Just £200m handed out in billion pound state pension scandal

department for work and pensions state pension underpayment scandal
department for work and pensions state pension underpayment scandal

Pensioners who were left out of pocket after a string of blunders at the Department for Work and Pensions have been paid back just £209m of an estimated £1.46bn owed.

About 237,000 retirees are believed to have been affected by the state pension underpayment scandal, but so far only one in seven have received a payment from the DWP, its latest report showed.

The amount the DWP has paid back since it began a formal review into the scandal last January is a “drop in the ocean” compared to the total underpaid over the decades, experts warned.

Helen Morrissey, of stockbroker Hargreaves Lansdown, said: “The DWP has let pensioners down on a massive scale – particularly women who tend to retire on lower incomes anyway.”
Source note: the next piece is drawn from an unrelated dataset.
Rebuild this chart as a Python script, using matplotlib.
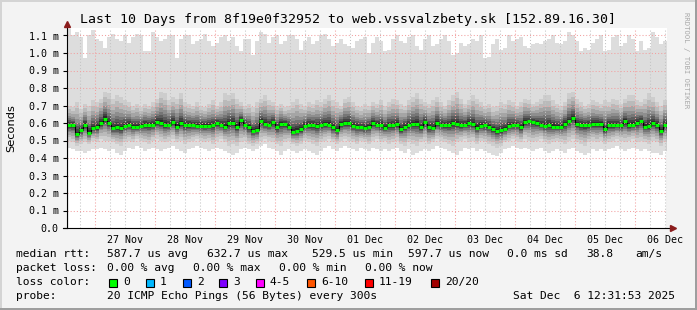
import numpy as np
import pandas as pd
import matplotlib
matplotlib.use("Agg")
import matplotlib.pyplot as plt
import matplotlib.dates as mdates
from matplotlib.patches import Rectangle

# smokeping data, 96 min per column, values in ms
median = [0.587, 0.587, 0.535, 0.56, 0.59, 0.545, 0.57, 0.575, 0.60, 0.625,
          0.60, 0.57, 0.575, 0.57, 0.585, 0.59, 0.58, 0.58, 0.585, 0.59,
          0.59, 0.59, 0.605, 0.60, 0.59, 0.59, 0.605, 0.58, 0.60, 0.59,
          0.59, 0.59, 0.585, 0.585, 0.585, 0.585, 0.587, 0.60, 0.59, 0.58,
          0.60, 0.60, 0.58, 0.615, 0.59, 0.575, 0.555, 0.56, 0.61, 0.595,
          0.59, 0.605, 0.575, 0.595, 0.595, 0.58, 0.55, 0.555, 0.565, 0.585,
          0.59, 0.59, 0.585, 0.59, 0.595, 0.59, 0.575, 0.56, 0.595, 0.60,
          0.60, 0.585, 0.58, 0.575, 0.57, 0.58, 0.60, 0.59, 0.587, 0.573,
          0.587, 0.587, 0.595, 0.565, 0.58, 0.59, 0.595, 0.595, 0.575, 0.605,
          0.575, 0.573, 0.60, 0.59, 0.59, 0.59, 0.60, 0.595, 0.587, 0.59,
          0.60, 0.595, 0.573, 0.585, 0.587, 0.58, 0.565, 0.555, 0.558, 0.565,
          0.585, 0.587, 0.59, 0.575, 0.605, 0.61, 0.605, 0.60, 0.59, 0.585,
          0.587, 0.58, 0.58, 0.58, 0.595, 0.61, 0.63, 0.595, 0.59, 0.587,
          0.59, 0.595, 0.595, 0.595, 0.565, 0.59, 0.587, 0.59, 0.587, 0.61,
          0.587, 0.59, 0.60, 0.61, 0.58, 0.585, 0.60, 0.59, 0.555, 0.59]

ping_max = [1.14, 1.10, 1.12, 1.09, 0.97, 1.10, 1.13, 1.08, 1.07, 1.03,
            1.09, 1.11, 1.08, 1.07, 1.10, 1.06, 1.09, 1.11, 1.10, 1.01,
            1.01, 1.12, 1.09, 1.07, 1.08, 1.10, 1.10, 0.97, 1.08, 1.10,
            1.10, 1.05, 1.07, 1.08, 1.11, 1.07, 1.04, 1.06, 1.09, 1.10,
            1.07, 1.09, 1.04, 1.01, 1.08, 1.08, 0.99, 1.07, 1.12, 1.11,
            1.06, 1.09, 1.10, 1.05, 1.07, 1.10, 1.10, 1.08, 1.02, 1.07,
            1.09, 1.05, 1.07, 1.10, 1.11, 1.08, 1.04, 1.06, 1.08, 1.05,
            1.04, 1.03, 1.07, 1.08, 1.09, 1.00, 1.06, 1.09, 1.07, 1.01,
            1.02, 1.08, 1.10, 1.07, 1.06, 1.09, 1.10, 1.04, 1.02, 1.08,
            1.10, 1.04, 1.05, 1.08, 1.10, 1.07, 0.99, 1.00, 1.06, 1.04,
            1.05, 1.08, 1.07, 1.10, 0.97, 0.98, 1.05, 1.08, 1.02, 1.03,
            1.10, 1.07, 1.08, 1.09, 1.04, 1.03, 1.05, 1.06, 1.05, 1.07,
            1.08, 1.10, 1.06, 1.05, 1.07, 1.12, 1.10, 1.07, 1.01, 1.03,
            1.02, 1.06, 1.08, 1.10, 1.01, 1.02, 1.09, 1.10, 1.04, 1.06,
            1.10, 1.08, 1.01, 1.07, 1.02, 1.03, 1.12, 1.09, 1.05, 1.07]

smoke_top = [0.70, 0.69, 0.72, 0.68, 0.71, 0.70, 0.73, 0.72, 0.74, 0.78,
             0.77, 0.74, 0.76, 0.75, 0.73, 0.72, 0.70, 0.71, 0.69, 0.71,
             0.70, 0.72, 0.74, 0.78, 0.77, 0.73, 0.75, 0.74, 0.77, 0.72,
             0.71, 0.70, 0.72, 0.70, 0.69, 0.71, 0.73, 0.70, 0.72, 0.77,
             0.76, 0.77, 0.74, 0.72, 0.70, 0.71, 0.69, 0.72, 0.74, 0.76,
             0.73, 0.72, 0.70, 0.71, 0.69, 0.70, 0.72, 0.74, 0.71, 0.70,
             0.72, 0.71, 0.73, 0.72, 0.74, 0.76, 0.73, 0.72, 0.70, 0.74,
             0.75, 0.72, 0.70, 0.69, 0.71, 0.70, 0.72, 0.71, 0.73, 0.70,
             0.72, 0.74, 0.73, 0.71, 0.70, 0.73, 0.75, 0.77, 0.74, 0.72,
             0.71, 0.73, 0.75, 0.72, 0.70, 0.73, 0.76, 0.78, 0.74, 0.71,
             0.73, 0.76, 0.74, 0.72, 0.70, 0.71, 0.69, 0.70, 0.72, 0.71,
             0.73, 0.72, 0.70, 0.72, 0.74, 0.73, 0.71, 0.72, 0.74, 0.76,
             0.76, 0.73, 0.71, 0.70, 0.72, 0.77, 0.78, 0.74, 0.72, 0.70,
             0.71, 0.73, 0.72, 0.71, 0.73, 0.72, 0.74, 0.73, 0.71, 0.74,
             0.76, 0.76, 0.73, 0.72, 0.74, 0.77, 0.75, 0.72, 0.70, 0.73]

smoke_bottom = [0.50, 0.49, 0.47, 0.48, 0.49, 0.48, 0.50, 0.49, 0.51, 0.50,
                0.50, 0.49, 0.48, 0.47, 0.49, 0.50, 0.49, 0.51, 0.50, 0.49,
                0.48, 0.50, 0.51, 0.50, 0.49, 0.50, 0.51, 0.49, 0.50, 0.48,
                0.49, 0.50, 0.51, 0.50, 0.49, 0.50, 0.48, 0.50, 0.51, 0.49,
                0.47, 0.48, 0.47, 0.49, 0.50, 0.48, 0.47, 0.48, 0.50, 0.51,
                0.50, 0.49, 0.48, 0.47, 0.49, 0.50, 0.48, 0.47, 0.48, 0.50,
                0.49, 0.48, 0.47, 0.49, 0.50, 0.51, 0.49, 0.48, 0.50, 0.51,
                0.50, 0.49, 0.48, 0.50, 0.49, 0.48, 0.50, 0.51, 0.49, 0.50,
                0.48, 0.49, 0.50, 0.48, 0.47, 0.49, 0.48, 0.47, 0.49, 0.50,
                0.48, 0.49, 0.51, 0.50, 0.49, 0.48, 0.47, 0.49, 0.50, 0.51,
                0.49, 0.50, 0.48, 0.50, 0.49, 0.48, 0.47, 0.46, 0.47, 0.49,
                0.50, 0.51, 0.50, 0.49, 0.51, 0.50, 0.49, 0.50, 0.51, 0.49,
                0.48, 0.49, 0.50, 0.49, 0.48, 0.50, 0.51, 0.49, 0.48, 0.47,
                0.49, 0.50, 0.49, 0.50, 0.48, 0.49, 0.50, 0.51, 0.50, 0.49,
                0.50, 0.51, 0.49, 0.50, 0.49, 0.48, 0.50, 0.49, 0.47, 0.49]

ping_min = [0.46, 0.45, 0.44, 0.44, 0.43, 0.44, 0.45, 0.45, 0.46, 0.45,
            0.44, 0.45, 0.43, 0.42, 0.44, 0.46, 0.45, 0.47, 0.46, 0.44,
            0.45, 0.46, 0.45, 0.44, 0.45, 0.46, 0.47, 0.45, 0.44, 0.43,
            0.45, 0.46, 0.47, 0.46, 0.45, 0.44, 0.45, 0.46, 0.45, 0.44,
            0.43, 0.42, 0.43, 0.45, 0.46, 0.45, 0.44, 0.45, 0.47, 0.48,
            0.46, 0.45, 0.44, 0.42, 0.44, 0.45, 0.44, 0.43, 0.44, 0.45,
            0.44, 0.43, 0.42, 0.44, 0.46, 0.47, 0.45, 0.44, 0.46, 0.47,
            0.46, 0.45, 0.44, 0.46, 0.45, 0.44, 0.46, 0.45, 0.44, 0.45,
            0.44, 0.45, 0.46, 0.44, 0.43, 0.45, 0.42, 0.43, 0.44, 0.45,
            0.44, 0.45, 0.47, 0.46, 0.45, 0.44, 0.43, 0.42, 0.44, 0.46,
            0.45, 0.46, 0.44, 0.45, 0.44, 0.43, 0.42, 0.41, 0.43, 0.45,
            0.46, 0.47, 0.46, 0.45, 0.46, 0.45, 0.44, 0.45, 0.46, 0.44,
            0.43, 0.44, 0.45, 0.44, 0.43, 0.45, 0.46, 0.44, 0.43, 0.42,
            0.43, 0.45, 0.44, 0.45, 0.44, 0.45, 0.46, 0.47, 0.45, 0.44,
            0.45, 0.46, 0.45, 0.44, 0.45, 0.44, 0.43, 0.43, 0.42, 0.44]

day_labels = ["27 Nov", "28 Nov", "29 Nov", "30 Nov", "01 Dec",
              "02 Dec", "03 Dec", "04 Dec", "05 Dec", "06 Dec"]

loss_names = ["0", "1", "2", "3", "4-5", "6-10", "11-19", "20/20"]
loss_colors = ["#00ff00", "#00b8ff", "#0059ff", "#7e00ff",
               "#ff00ff", "#ff5500", "#ff0000", "#a10000"]

title = "Last 10 Days from 8f19e0f32952 to web.vssvalzbety.sk [152.89.16.30]"

W, H = 697, 310
MONO = "DejaVu Sans Mono"
plt.rcParams["font.family"] = MONO


def fx(px):
    return px / W


def fy(py):
    return 1 - py / H


fig = plt.figure(figsize=(W / 100, H / 100), dpi=100, facecolor="#f3f3f3")
ax = fig.add_axes([fx(66.5), fy(228), 600 / W, 200 / H])
ax.set_facecolor("white")

t_end = pd.Timestamp("2025-12-06 12:31:53")
t_start = t_end - pd.Timedelta(days=10)
edges = mdates.date2num(pd.date_range(t_start, t_end, periods=len(median) + 1).to_numpy())

med = np.array(median)
top = np.array(smoke_top)
bot = np.array(smoke_bottom)

# outer smoke: min..max ping
ax.stairs(ping_max, edges, baseline=ping_min, fill=True, color="#dddddd", lw=0, zorder=1)
# inner smoke, darker towards the median
fracs = [1.0, 0.8, 0.62, 0.47, 0.35, 0.25, 0.16, 0.08]
shades = ["#cdcdcd", "#bababa", "#a5a5a5", "#8e8e8e", "#767676", "#5c5c5c", "#434343", "#2b2b2b"]
for f, c in zip(fracs, shades):
    ax.stairs(med + (top - med) * f, edges, baseline=med - (med - bot) * f,
              fill=True, color=c, lw=0, zorder=1)

# median rtt, coloured by loss (all 0 here)
ax.stairs(med, edges, color="black", lw=0.8, zorder=5)
ax.hlines(med, edges[:-1], edges[1:], color=loss_colors[0], lw=2.2, zorder=6)

ax.set_xlim(edges[0], edges[-1])
ax.set_ylim(0, 200 / 175)

# grid
dots = (0, (1, 2))
midnights = pd.date_range("2025-11-27", "2025-12-06", freq="D")
six_h = pd.date_range("2025-11-26 18:00", "2025-12-06 12:00", freq="6h")
for t in six_h:
    if t.hour != 0:
        ax.axvline(mdates.date2num(t), color="#c4c4c4", lw=0.75, ls=dots, zorder=3)
for t in midnights:
    ax.axvline(mdates.date2num(t), color="#f2a0a0", lw=0.75, ls=dots, zorder=3)
yt = np.round(np.arange(0.1, 1.15, 0.1), 1)
for y in yt:
    ax.axhline(y, color="#f2a0a0", lw=0.75, ls=dots, zorder=3)

for s in ax.spines.values():
    s.set_visible(False)

noons = mdates.date2num((midnights + pd.Timedelta(hours=12)).to_numpy())
ax.set_xticks(noons)
ax.set_xticklabels(day_labels)
ax.tick_params(axis="x", length=0, pad=5, labelsize=7.2)

yticks = np.round(np.arange(0, 1.15, 0.1), 1)
ax.set_yticks(yticks)
ax.set_yticklabels(["0.0"] + ["%.1f m" % v for v in yticks[1:]])
ax.tick_params(axis="y", length=3, width=0.8, pad=2.5, labelsize=7.2)

# axis lines with arrows
ax.plot([0, 0], [0, 1.015], transform=ax.transAxes, color="black", lw=0.8, clip_on=False, zorder=7)
ax.plot([-0.006, 1.008], [0, 0], transform=ax.transAxes, color="black", lw=0.8, clip_on=False, zorder=7)
ax.plot([0], [1.02], marker="^", ms=4.5, color="#8b1c1c", transform=ax.transAxes, clip_on=False, zorder=8)
ax.plot([1.01], [0], marker=">", ms=4.5, color="#8b1c1c", transform=ax.transAxes, clip_on=False, zorder=8)

# texts
fig.text(fx(347.5), fy(19), title, ha="center", va="center", fontsize=9.5)
fig.text(fx(11), fy(128), "Seconds", rotation=90, ha="center", va="center",
         fontsize=8.2, family="DejaVu Sans")
fig.text(fx(686), fy(60), "RRDTOOL / TOBI OETIKER", rotation=270, ha="center", va="center",
         fontsize=5.2, color="#a8a8a8")

LS = 8.15
rows = [
    (254, [(16, "median rtt:"), (107, "587.7 us avg"), (207, "632.7 us max"),
           (312, "529.5 us min"), (408, "597.7 us now"), (507, "0.0 ms sd"),
           (586, "38.8"), (635, "am/s")]),
    (268, [(16, "packet loss:"), (107, "0.00 % avg"), (193, "0.00 % max"),
           (279, "0.00 % min"), (365, "0.00 % now")]),
    (282, [(16, "loss color:")]),
    (296, [(16, "probe:"), (107, "20 ICMP Echo Pings (56 Bytes) every 300s"),
           (513, "Sat Dec  6 12:31:53 2025")]),
]
for y, items in rows:
    for x, s in items:
        fig.text(fx(x), fy(y), s, ha="left", va="center", fontsize=LS)

box_x = [109, 146, 183, 219, 256, 307, 365, 431]
for bx, name, col in zip(box_x, loss_names, loss_colors):
    fig.add_artist(Rectangle((fx(bx), fy(286.5)), 8 / W, 8 / H, transform=fig.transFigure,
                             facecolor=col, edgecolor="black", lw=0.8))
    fig.text(fx(bx + 14), fy(282), name, ha="left", va="center", fontsize=LS)

# 3d frame
fig.add_artist(Rectangle((0, 1 - 2 / H), 1, 2 / H, transform=fig.transFigure, color="#d4d4d4", lw=0))
fig.add_artist(Rectangle((0, 0), 2 / W, 1, transform=fig.transFigure, color="#d4d4d4", lw=0))
fig.add_artist(Rectangle((0, 0), 1, 2 / H, transform=fig.transFigure, color="#9e9e9e", lw=0))
fig.add_artist(Rectangle((1 - 2 / W, 0), 2 / W, 1, transform=fig.transFigure, color="#9e9e9e", lw=0))

fig.savefig("out.png", dpi=100, facecolor=fig.get_facecolor())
The majority of those wrongly underpaid the state pension due to government errors are women retiring under the old basic state pension system who were entitled to higher rates due to their husband’s National Insurance record. Others did not get the uplifts they were owed after their husbands died.

The National Audit Office has estimated that around 40,000 people who were due a repayment have died without receiving it.

Steve Webb, a former pensions minister now of consultancy LCP, said that the DWP was “way behind schedule” in fixing the errors.

In its recent annual report the DWP said it would complete repayments by late 2024.

But between February and October this year the DWP made 2,000 payments per month, and Mr Webb said it would take at least "five more years before they find all the errors", even if the rate rose to 3,000 a month.

More than a hundred thousand pensioners – mostly women – continue to be paid the wrong rate in the meantime.

Mr Webb: “With cost of living pressures affecting many elderly people on low incomes, it is essential that the pace of fixing these errors is stepped up and people get the money they are due as soon as possible.”

A spokesman for DWP said: “The action we are taking now will correct historical underpayments made by successive governments. We are fully committed to addressing these errors, not identified under previous governments, as quickly as possible.

"We have set up a dedicated team and devoted significant resources towards completing this, with further resources being allocated throughout 2023 to ensure pensioners receive the support to which they’re entitled.”